I would rather fly such a mission at night, certainly -- do you really think the military can't get a plane in the air without the internet noticing?
Europe is densely populated, and with current technology, it's probably prudent to assume every approach and exit path from a runway is being recorded at all times by cameras.
How many military airports in continental Europe have ~10+ km exclusion zones around their runways ?
I'd not even rule out stuff such as air traffic radar raw data being available somewhere.
Many problems with trying to be sneaky these days.
So populated, much dense
Are you for real? Even if the Russians have spys parked in some godforsaken fjord 24/7, what are they going to say? ASW plane takes off from ASW base, big news.

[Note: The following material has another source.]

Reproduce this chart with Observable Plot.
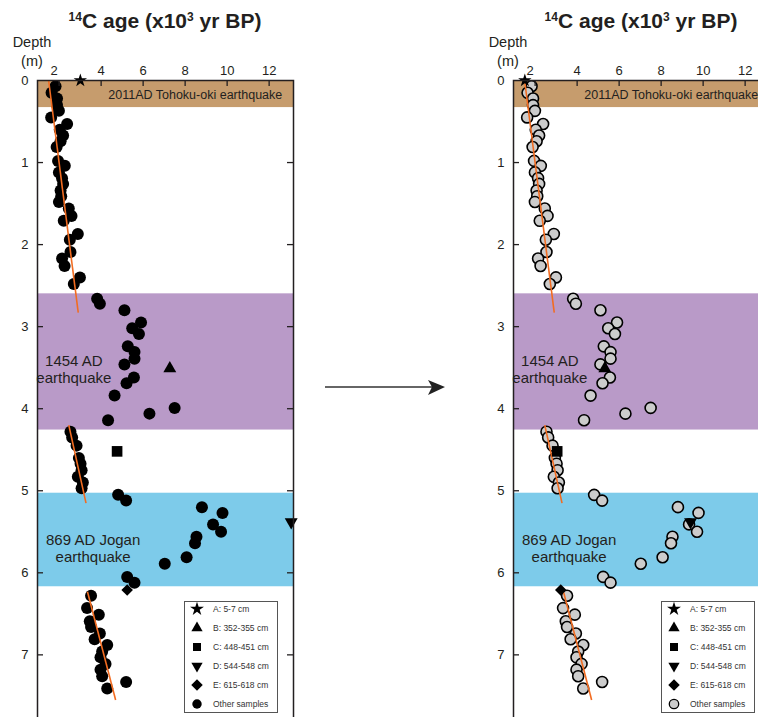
<!DOCTYPE html>
<html><head><meta charset="utf-8">
<script src="https://cdn.jsdelivr.net/npm/d3@7"></script>
<script src="https://cdn.jsdelivr.net/npm/@observablehq/plot@0.6"></script>
<style>
html,body{margin:0;padding:0;background:#fff;overflow:hidden;}
#root{position:relative;width:758px;height:717px;overflow:hidden;font-family:"Liberation Sans",Arial,sans-serif;color:#231f20;}
.panel{position:absolute;top:0;}
.title{position:absolute;top:9px;font-weight:bold;font-size:21px;white-space:nowrap;transform:translateX(-50%);line-height:24px;}
.title sup{font-size:12px;vertical-align:7px;line-height:0;}
.depth{position:absolute;top:33px;font-size:14.5px;line-height:19px;text-align:center;transform:translateX(-50%);white-space:nowrap;}
#arrow{position:absolute;left:0;top:0;}
</style></head>
<body><div id="root"></div>
<script>
// ---- data ----
const otherDepths = [0.07,0.15,0.22,0.30,0.37,0.45,0.53,0.60,0.67,0.74,0.81,0.98,1.04,1.12,1.19,1.26,1.34,1.41,1.48,1.56,1.65,1.71,1.87,1.94,2.09,2.17,2.26,2.40,2.48,
  2.66,2.72,2.80,2.95,3.02,3.09,3.24,3.31,3.39,3.46,3.62,3.69,3.84,3.99,4.06,4.14,
  4.28,4.35,4.45,4.60,4.67,4.75,4.83,4.90,4.97,
  5.05,5.12,5.20,5.27,5.41,5.50,5.56,5.64,5.81,5.89,6.05,6.12,
  6.28,6.43,6.51,6.59,6.66,6.74,6.81,6.88,6.96,7.03,7.11,7.18,7.26,7.33,7.41];
const otherAges = [1.83,1.64,1.90,1.90,1.99,1.62,2.38,2.03,2.19,2.07,1.88,1.95,2.27,1.99,2.14,2.19,2.07,2.10,1.99,2.46,2.59,2.22,2.89,2.51,2.54,2.14,2.26,2.99,2.70,
  3.81,3.94,5.11,5.90,5.48,5.80,5.27,5.59,5.59,5.11,5.56,5.21,4.64,7.50,6.30,4.33,
  2.54,2.62,2.83,2.94,3.02,3.07,2.89,3.13,3.07,
  4.81,5.19,8.80,9.78,9.33,9.71,8.54,8.47,8.07,7.03,5.24,5.59,
  3.52,3.33,3.89,3.46,3.52,3.94,3.69,4.29,4.05,3.97,4.21,3.97,4.05,5.19,4.29];

const specialLabels = ["A: 5-7 cm","B: 352-355 cm","C: 448-451 cm","D: 544-548 cm","E: 615-618 cm"];
const specialDepths = [0.0, 3.51, 4.52, 5.38, 6.21];
const specialAgesMeasured = [3.01, 7.27, 4.76, 13.05, 5.24];   // left panel
const specialAgesCorrected = [1.51, 5.32, 3.05, 9.40, 3.22];   // right panel
const legendOtherLabel = "Other samples";

const bandNames = ["2011AD Tohoku-oki earthquake","1454 AD earthquake","869 AD Jogan earthquake"];
const bandTop = [0, 2.60, 5.03];
const bandBottom = [0.33, 4.26, 6.17];
const bandColors = ["#c69c6d","#b99ac8","#7dcbea"];

const trendAge1 = [1.50, 2.46, 3.35];
const trendDepth1 = [0.00, 4.20, 6.23];
const trendAge2 = [2.91, 3.28, 4.69];
const trendDepth2 = [2.83, 5.15, 7.55];

const annoText = ["2011AD Tohoku-oki earthquake","1454 AD\nearthquake","869 AD Jogan\nearthquake"];
const annoAge = [4.34, 2.70, 3.62];
const annoDepth = [0.18, 3.52, 5.70];

const xTicks = [2,4,6,8,10,12];
const yTicks = [0,1,2,3,4,5,6,7];

// ---- helpers ----
const bands = bandTop.map((t,i)=>({name:bandNames[i], top:t, bottom:bandBottom[i], color:bandColors[i]}));
const trends = trendAge1.map((a,i)=>({x1:a, y1:trendDepth1[i], x2:trendAge2[i], y2:trendDepth2[i]}));
const others = otherAges.map((a,i)=>({age:a, depth:otherDepths[i]}));
const annos = annoText.map((t,i)=>({text:t, age:annoAge[i], depth:annoDepth[i]}));

const invTriangle = {draw(context, size){
  const y = -Math.sqrt(size / (Math.sqrt(3) * 3)), s3 = Math.sqrt(3);
  context.moveTo(0, -y*2); context.lineTo(-s3*y, y); context.lineTo(s3*y, y); context.closePath();
}};
const specialSymbols = ["star","triangle","square",invTriangle,"diamond2"];
const specialR = [4.2, 4.8, 6.0, 4.8, 5.2];

const INK = "#231f20";
const W = 300, H = 720, ML = 37, MR = 7, MT = 80;
const FW = W - ML - MR, FH = H - MT;

function panel(ages, corrected){
  const specials = ages.map((a,i)=>({age:a, depth:specialDepths[i]}));
  const marks = [
    Plot.rect(bands, {y1:"top", y2:"bottom", fill:"color"}),
    corrected
      ? Plot.dot(others, {x:"age", y:"depth", r:5.5, fill:"#cccccc", stroke:"#000", strokeWidth:1.6})
      : Plot.dot(others, {x:"age", y:"depth", r:6, fill:"#000"}),
    Plot.link(trends, {x1:"x1", y1:"y1", x2:"x2", y2:"y2", stroke:"#f26c21", strokeWidth:1.6}),
    ...specials.map((s,i)=>Plot.dot([s], {x:"age", y:"depth", r:specialR[i], symbol:specialSymbols[i], fill:"#000", stroke:"none"})),
    Plot.text(annos.slice(0,1), {x:"age", y:"depth", text:"text", textAnchor:"start", fontSize:12.5, fill:INK}),
    Plot.text(annos.slice(1), {x:"age", y:"depth", text:"text", textAnchor:"middle", fontSize:15, lineHeight:1.13, fill:INK}),
    Plot.frame({stroke:INK, strokeWidth:1.5}),
    Plot.tickX(xTicks, {x:d=>d, insetBottom:FH-6, stroke:INK, strokeWidth:1.3}),
    Plot.tickY(yTicks.slice(1), {y:d=>d, insetRight:FW-6, stroke:INK, strokeWidth:1.3}),
    Plot.tickY(yTicks.slice(1), {y:d=>d, insetLeft:FW-6, stroke:INK, strokeWidth:1.3}),
    Plot.axisX(xTicks.slice(0,1), {anchor:"top", tickSize:0, tickPadding:6, dx:-5, fontSize:13, color:INK, label:null, tickFormat:d3.format("d")}),
    Plot.axisX(xTicks.slice(1), {anchor:"top", tickSize:0, tickPadding:6, fontSize:13, color:INK, label:null, tickFormat:d3.format("d")}),
    Plot.axisY(yTicks, {anchor:"left", tickSize:0, tickPadding:9, fontSize:13, color:INK, label:null, tickFormat:d3.format("d")})
  ];
  return Plot.plot({
    width:W, height:H, marginLeft:ML, marginRight:MR, marginTop:MT, marginBottom:0,
    style:{fontFamily:'"Liberation Sans", Arial, sans-serif', fontSize:"13px", background:"transparent", overflow:"visible"},
    x:{domain:[0.97, 13.16]},
    y:{domain:[0, 7.8], reverse:true},
    color:{type:"identity"},
    symbol:{type:"identity"},
    marks
  });
}

const root = document.getElementById("root");
function place(el, left){ el.classList.add("panel"); el.style.left = left + "px"; root.appendChild(el); }
place(panel(specialAgesMeasured, false), 0);
place(panel(specialAgesCorrected, true), 476);

function addTitle(cx){
  const t = document.createElement("div"); t.className = "title"; t.style.left = cx + "px";
  t.innerHTML = "<sup>14</sup>C age (x10<sup>3</sup> yr BP)"; root.appendChild(t);
  const d = document.createElement("div"); d.className = "depth"; d.style.left = (cx - 133) + "px";
  d.innerHTML = "Depth<br>(m)"; root.appendChild(d);
}
addTitle(165); addTitle(641);

// legend
function addLegend(left, corrected){
  const svg = d3.create("svg").attr("width", 94).attr("height", 112)
    .style("position","absolute").style("left", left+"px").style("top","601px");
  svg.append("rect").attr("x",0.5).attr("y",0.5).attr("width",93).attr("height",111)
    .attr("fill","#fff").attr("stroke","#555").attr("stroke-width",1);
  const labels = [...specialLabels, legendOtherLabel];
  const syms = [d3.symbolStar, d3.symbolTriangle, d3.symbolSquare, invTriangle, d3.symbolSquare2, d3.symbolCircle];
  const sizes = [60, 55, 64, 55, 85, 70];
  labels.forEach((lab,i)=>{
    const cy = 8 + i*19;
    svg.append("path").attr("d", d3.symbol(syms[i], sizes[i])())
      .attr("transform", `translate(13,${cy})` + (i===4 ? " rotate(45)" : ""))
      .attr("fill", (i===5 && corrected) ? "#cccccc" : "#000")
      .attr("stroke", (i===5 && corrected) ? "#000" : "none").attr("stroke-width", 1.3);
    svg.append("text").attr("x", 29).attr("y", cy).attr("dy","0.35em")
      .attr("font-size", 8.5).attr("fill", "#333").attr("font-family",'"Liberation Sans", Arial, sans-serif')
      .text(lab);
  });
  root.appendChild(svg.node());
}
addLegend(184, false); addLegend(661, true);

// arrow between panels
const arrow = d3.create("svg").attr("id","arrow").attr("width",758).attr("height",717);
arrow.append("line").attr("x1",325).attr("y1",387).attr("x2",433).attr("y2",387).attr("stroke","#333").attr("stroke-width",1.5);
arrow.append("path").attr("d","M445,387 L428,380 L432,387 L428,395 Z").attr("fill","#222");
root.appendChild(arrow.node());
</script>
</body></html>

Unless the planes have been flying out without transponders all the time, a plane flying out without one or turning it off would be suspicious.
Especially if a plane did something this uncharacteristic around the time a pipeline blows up.
Especially as American ASW planes are capable of blowing up a pipeline by themselves.. although at present they probably have to fly low.
How do random witnesses know whether the transponder's on or not, is the point? If you seriously think that the military can't get a plane in the air without people knowing, I don't know what to tell you.
Oh come on now -- this won't work on things like pipelines (see Dean's posts on this, which are also an example of actually useful counterarguments to the Hersh scenario) and in any case wouldn't provide the desired delay in the explosion.